§ Raw data
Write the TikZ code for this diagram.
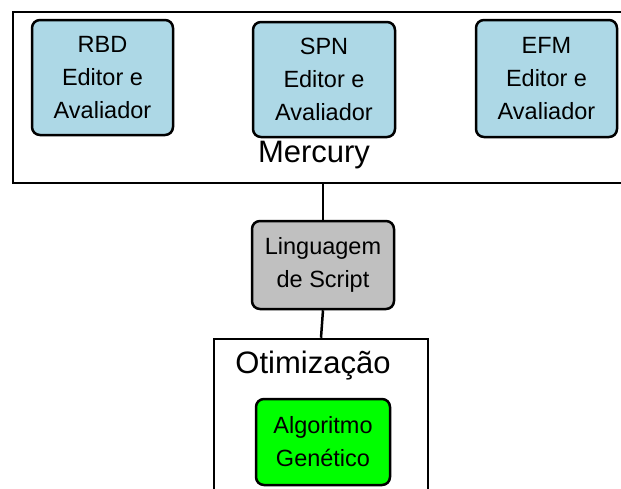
\documentclass[tikz,border=0pt]{standalone}
\usepackage{fontspec}
\setmainfont{Liberation Sans}
\begin{document}
\begin{tikzpicture}[x=1pt,y=-1pt,
  container/.style={draw=black, line width=2.5pt, fill=white, inner sep=0pt},
  tool/.style={draw=black, line width=2.5pt, rounded corners=8pt, inner sep=0pt,
    align=center, font=\fontsize{23.5}{33}\selectfont},
  biglabel/.style={inner sep=0pt, font=\fontsize{31}{36}\selectfont},
  link/.style={draw=black, line width=2.5pt}]
\useasboundingbox (0,0) rectangle (621,488);
\clip (0,0) rectangle (621,488);
\fill[white] (0,0) rectangle (621,488);
% Mercury container
\node[container, minimum width=627pt, minimum height=171pt] (merc) at (326.5,97.5) {};
\node[tool, fill={rgb,255:red,173;green,216;blue,230}, minimum width=141pt, minimum height=115pt] (rbd) at (102.5,77.5) {RBD\\Editor e\\Avaliador};
\node[tool, fill={rgb,255:red,173;green,216;blue,230}, minimum width=142pt, minimum height=115pt] (spn) at (324,79.5) {SPN\\Editor e\\Avaliador};
\node[tool, fill={rgb,255:red,173;green,216;blue,230}, minimum width=141pt, minimum height=117pt] (efm) at (546.5,78.5) {EFM\\Editor e\\Avaliador};
\node[biglabel] (mlabel) at (314,155) {Mercury};
% Script language
\node[tool, fill={rgb,255:red,192;green,192;blue,192}, minimum width=142pt, minimum height=88pt] (ling) at (323,265) {Linguagem\\de Script};
% Optimisation container
\node[container, minimum width=214pt, minimum height=171pt] (otim) at (321,424.5) {};
\node[biglabel] (olabel) at (313,366) {Otimização};
\node[tool, fill={rgb,255:red,0;green,255;blue,0}, minimum width=134pt, minimum height=86pt] (ga) at (323,442) {Algoritmo\\Genético};
% connectors
\draw[link] (ling.north |- merc.south) -- (ling.north);
\draw[link] (ling.south) -- (otim.north);
\end{tikzpicture}
\end{document}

§ Work to complete
Exclude the pictures, and transcribe all of the material exactly.

§ Result
Write the TikZ code for this diagram.
\documentclass[tikz,border=0pt]{standalone}
\usepackage{fontspec}
\setmainfont{Liberation Sans}
\begin{document}
\begin{tikzpicture}[x=1pt,y=-1pt,
  container/.style={draw=black, line width=2.5pt, fill=white, inner sep=0pt},
  tool/.style={draw=black, line width=2.5pt, rounded corners=8pt, inner sep=0pt,
    align=center, font=\fontsize{23.5}{33}\selectfont},
  biglabel/.style={inner sep=0pt, font=\fontsize{31}{36}\selectfont},
  link/.style={draw=black, line width=2.5pt}]
\useasboundingbox (0,0) rectangle (621,488);
\clip (0,0) rectangle (621,488);
\fill[white] (0,0) rectangle (621,488);
% Mercury container
\node[container, minimum width=627pt, minimum height=171pt] (merc) at (326.5,97.5) {};
\node[tool, fill={rgb,255:red,173;green,216;blue,230}, minimum width=141pt, minimum height=115pt] (rbd) at (102.5,77.5) {RBD\\Editor e\\Avaliador};
\node[tool, fill={rgb,255:red,173;green,216;blue,230}, minimum width=142pt, minimum height=115pt] (spn) at (324,79.5) {SPN\\Editor e\\Avaliador};
\node[tool, fill={rgb,255:red,173;green,216;blue,230}, minimum width=141pt, minimum height=117pt] (efm) at (546.5,78.5) {EFM\\Editor e\\Avaliador};
\node[biglabel] (mlabel) at (314,155) {Mercury};
% Script language
\node[tool, fill={rgb,255:red,192;green,192;blue,192}, minimum width=142pt, minimum height=88pt] (ling) at (323,265) {Linguagem\\de Script};
% Optimisation container
\node[container, minimum width=214pt, minimum height=171pt] (otim) at (321,424.5) {};
\node[biglabel] (olabel) at (313,366) {Otimização};
\node[tool, fill={rgb,255:red,0;green,255;blue,0}, minimum width=134pt, minimum height=86pt] (ga) at (323,442) {Algoritmo\\Genético};
% connectors
\draw[link] (ling.north |- merc.south) -- (ling.north);
\draw[link] (ling.south) -- (otim.north);
\end{tikzpicture}
\end{document}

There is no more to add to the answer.